Embedding Models

Lancy ships four built-in local embedding models, ordered by memory footprint. Picking the right one affects retrieval quality, indexing speed, and hardware requirements. Additional models can be run via other backends (ollama, litellm, custom) — see Backends.

Built-in models

Model	Tier	Dims	Context	Params	~VRAM
all-MiniLM-L6-v2	Nano	384	256 tokens	~22M	~85 MB
nomic-ai/nomic-embed-text-v1	Mini	768	8192 tokens	~137M	~550 MB
intfloat/multilingual-e5-large	Medium	1024	512 tokens	~560M	~2.2 GB
BAAI/bge-m3	Large	1024	8192 tokens	~570M	~2.3 GB

All four run fully offline via SentenceTransformer. No API key or internet connection required after the initial model download.

When to use which

all-MiniLM-L6-v2 (Nano) — English only. Use for rapid prototyping, low-resource environments, or when indexing speed matters more than quality. 256-token context means chunks longer than that are silently truncated — keep max_chunk_tokens at or below 256.

nomic-ai/nomic-embed-text-v1 (Mini) — English-focused with reasonable cross-lingual performance. 8192-token context is its standout feature for a model this small. Good default when content and queries are in the same language and GPU memory is limited.

intfloat/multilingual-e5-large (Medium) — 50+ languages, explicitly trained for cross-lingual retrieval. A German query against English documents (or vice versa) works reliably. Solid choice for multilingual corpora where bge-m3's extra weight is not justified.

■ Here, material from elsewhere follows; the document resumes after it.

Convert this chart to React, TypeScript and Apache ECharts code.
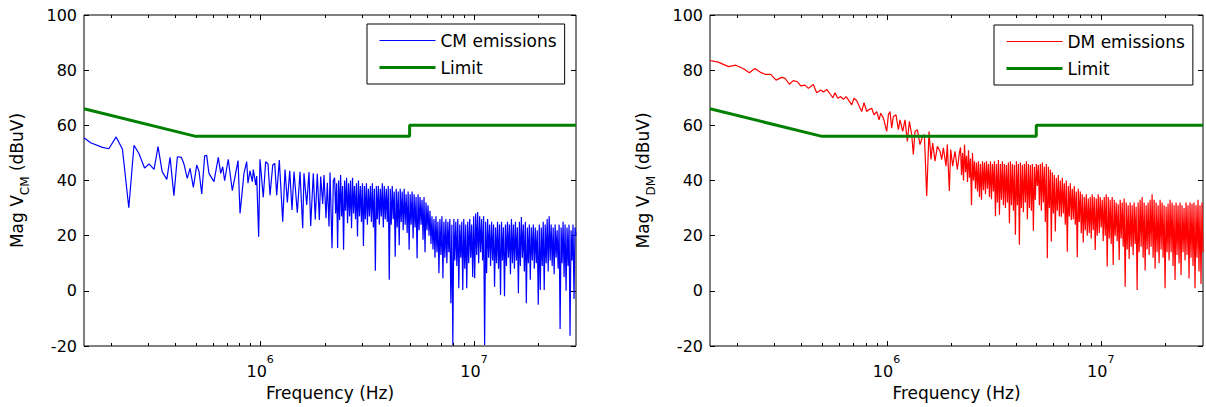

BAAI/bge-m3 (Large) — Best overall retrieval quality. 100+ languages, 8192-token context, and trained with three retrieval objectives simultaneously (dense, sparse/BM25-like, multi-vector/ColBERT-style). Lancy uses dense retrieval only, but the multi-objective training produces better dense representations than a pure-dense model. Consistently leads multilingual-e5-large on BEIR/MTEB benchmarks. Use this unless hardware is the constraint.

BGE-M3 vs multilingual-e5-large

The two largest models have nearly identical parameter counts (~560–570M), so the choice is not about memory. The differences that matter:

Context window: BGE-M3 handles 8192 tokens vs e5-large's 512. For chunked RAG this is partially moot, but large chunks won't be silently truncated.
Architecture: BGE-M3 is trained with dense, sparse, and multi-vector objectives in one model. Even when using only dense retrieval, multi-objective training yields stronger representations.
Benchmark scores: BGE-M3 leads e5-large on both mono- and multilingual BEIR/MTEB tracks. It is roughly 2 years newer.
Batch size: BGE-M3 uses a smaller default batch size (10 vs 20) — higher quality comes at indexing speed cost.

e5-large earns its place as the Medium tier: it is a capable multilingual model, and its 512-token context is a real constraint rather than a flaw.

Context window and chunk size

Each model has a hard context window. Chunks longer than the limit are truncated without warning, degrading retrieval quality silently.

The max_chunk_tokens slider in KB configuration turns red when the value exceeds the selected model's context window — use that as a guardrail.

Model	Max safe `max_chunk_tokens`
all-MiniLM-L6-v2	256
nomic-ai/nomic-embed-text-v1	8192
intfloat/multilingual-e5-large	512
BAAI/bge-m3	8192

The chunk size distribution chart in KB Analytics highlights buckets (in characters) that exceed the model's context window in orange.

Backends

The four models above all use the local backend. Lancy also supports:

Backend	Use case
`ollama`	Offload embedding inference to a separate Ollama server (GPU on another machine)
`litellm`	Hosted models via a LiteLLM proxy (e.g., Voyage AI, Cohere)
`custom`	Direct OpenAI-compatible API (OpenAI, Azure OpenAI, self-hosted vLLM)

Switching backends unlocks different model families (e.g., Voyage AI voyage-3-large with 32k context via litellm), but for a fully offline deployment the local backend covers all four tiers.

Image embedding uses a separate dedicated model (Qwen3-VL-Embedding-2B by default) and is configured independently from the text embedding backend.

Changing the model on an existing KB

Changing the embedding model requires a full re-index (reset=True). The vector store dimension is fixed at collection creation time — a dimension mismatch will cause ingestion to fail. Re-indexing discards all existing vectors and rebuilds from the stored document chunks.